• **Recorded information**:

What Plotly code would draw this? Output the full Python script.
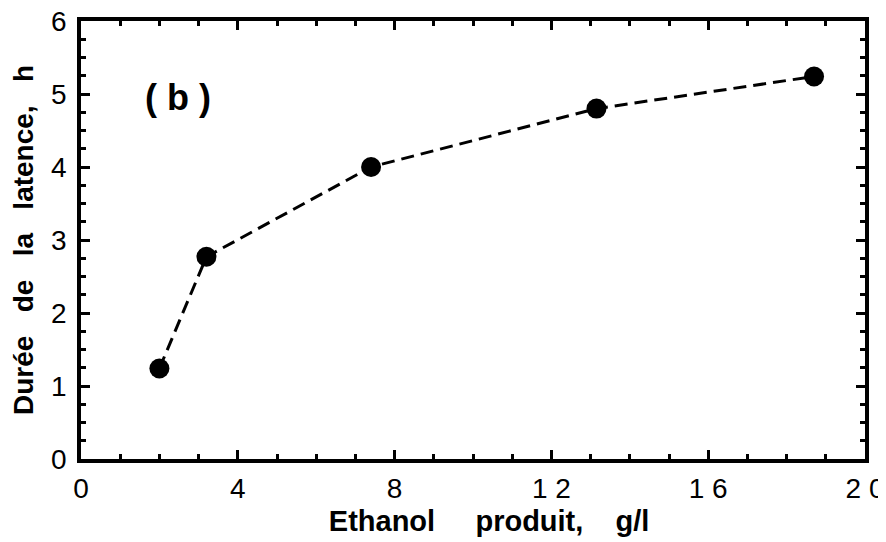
import plotly.graph_objects as go

ethanol = [2.0, 3.2, 7.4, 13.15, 18.7]
latence = [1.24, 2.77, 4.0, 4.8, 5.24]
x_tickvals = [0, 4, 8, 12, 16, 20]
x_ticktext = ["0", "4", "8", "1 2", "1 6", "2 0"]
y_tickvals = [0, 1, 2, 3, 4, 5, 6]
y_ticktext = ["0", "1", "2", "3", "4", "5", "6"]

font = "Liberation Sans, Arial, Helvetica, sans-serif"

fig = go.Figure()
fig.add_trace(go.Scatter(
    x=ethanol, y=latence, mode="lines+markers",
    line=dict(color="black", width=3, dash="13px,7px"),
    marker=dict(color="black", size=20),
    showlegend=False,
))

fig.add_annotation(x=0.124, y=0.826, xref="paper", yref="paper",
                   xanchor="center", yanchor="middle",
                   text="<b>( b )</b>", showarrow=False,
                   font=dict(family=font, size=36, color="black"))

axis_common = dict(
    showline=True, linecolor="black", linewidth=3.5, mirror="ticks",
    ticks="inside", tickwidth=3, tickcolor="black", ticklen=9,
    showgrid=False, zeroline=False, automargin=False,
    ticklabeloverflow="allow",
    tickfont=dict(family=font, size=28, color="black"),
)

fig.update_xaxes(range=[0, 20], tickvals=x_tickvals, ticktext=x_ticktext,
                 ticklabelstandoff=2,
                 minor=dict(dtick=1, ticks="inside", ticklen=5, tickwidth=3, tickcolor="black"),
                 title=dict(text="<b>&nbsp;&nbsp;&nbsp;&nbsp;Ethanol     produit,    g/l</b>",
                            font=dict(family=font, size=29, color="black"), standoff=8),
                 **axis_common)
fig.update_yaxes(range=[0, 6], tickvals=y_tickvals, ticktext=y_ticktext,
                 ticklabelstandoff=5,
                 minor=dict(dtick=0.25, ticks="inside", ticklen=5, tickwidth=3, tickcolor="black"),
                 title=dict(text="<b>Durée   de   la   latence,   h</b>",
                            font=dict(family=font, size=28, color="black"), standoff=24),
                 **axis_common)

fig.update_layout(
    width=886, height=542,
    margin=dict(l=73, r=29, t=13, b=91),
    plot_bgcolor="white", paper_bgcolor="white",
)

fig.write_html("out.html")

• **Written problem**: Copy out each line word for word, please, skipping the images.

• **Written reply**:
What Plotly code would draw this? Output the full Python script.
import plotly.graph_objects as go

ethanol = [2.0, 3.2, 7.4, 13.15, 18.7]
latence = [1.24, 2.77, 4.0, 4.8, 5.24]
x_tickvals = [0, 4, 8, 12, 16, 20]
x_ticktext = ["0", "4", "8", "1 2", "1 6", "2 0"]
y_tickvals = [0, 1, 2, 3, 4, 5, 6]
y_ticktext = ["0", "1", "2", "3", "4", "5", "6"]

font = "Liberation Sans, Arial, Helvetica, sans-serif"

fig = go.Figure()
fig.add_trace(go.Scatter(
    x=ethanol, y=latence, mode="lines+markers",
    line=dict(color="black", width=3, dash="13px,7px"),
    marker=dict(color="black", size=20),
    showlegend=False,
))

fig.add_annotation(x=0.124, y=0.826, xref="paper", yref="paper",
                   xanchor="center", yanchor="middle",
                   text="<b>( b )</b>", showarrow=False,
                   font=dict(family=font, size=36, color="black"))

axis_common = dict(
    showline=True, linecolor="black", linewidth=3.5, mirror="ticks",
    ticks="inside", tickwidth=3, tickcolor="black", ticklen=9,
    showgrid=False, zeroline=False, automargin=False,
    ticklabeloverflow="allow",
    tickfont=dict(family=font, size=28, color="black"),
)

fig.update_xaxes(range=[0, 20], tickvals=x_tickvals, ticktext=x_ticktext,
                 ticklabelstandoff=2,
                 minor=dict(dtick=1, ticks="inside", ticklen=5, tickwidth=3, tickcolor="black"),
                 title=dict(text="<b>&nbsp;&nbsp;&nbsp;&nbsp;Ethanol     produit,    g/l</b>",
                            font=dict(family=font, size=29, color="black"), standoff=8),
                 **axis_common)
fig.update_yaxes(range=[0, 6], tickvals=y_tickvals, ticktext=y_ticktext,
                 ticklabelstandoff=5,
                 minor=dict(dtick=0.25, ticks="inside", ticklen=5, tickwidth=3, tickcolor="black"),
                 title=dict(text="<b>Durée   de   la   latence,   h</b>",
                            font=dict(family=font, size=28, color="black"), standoff=24),
                 **axis_common)

fig.update_layout(
    width=886, height=542,
    margin=dict(l=73, r=29, t=13, b=91),
    plot_bgcolor="white", paper_bgcolor="white",
)

fig.write_html("out.html")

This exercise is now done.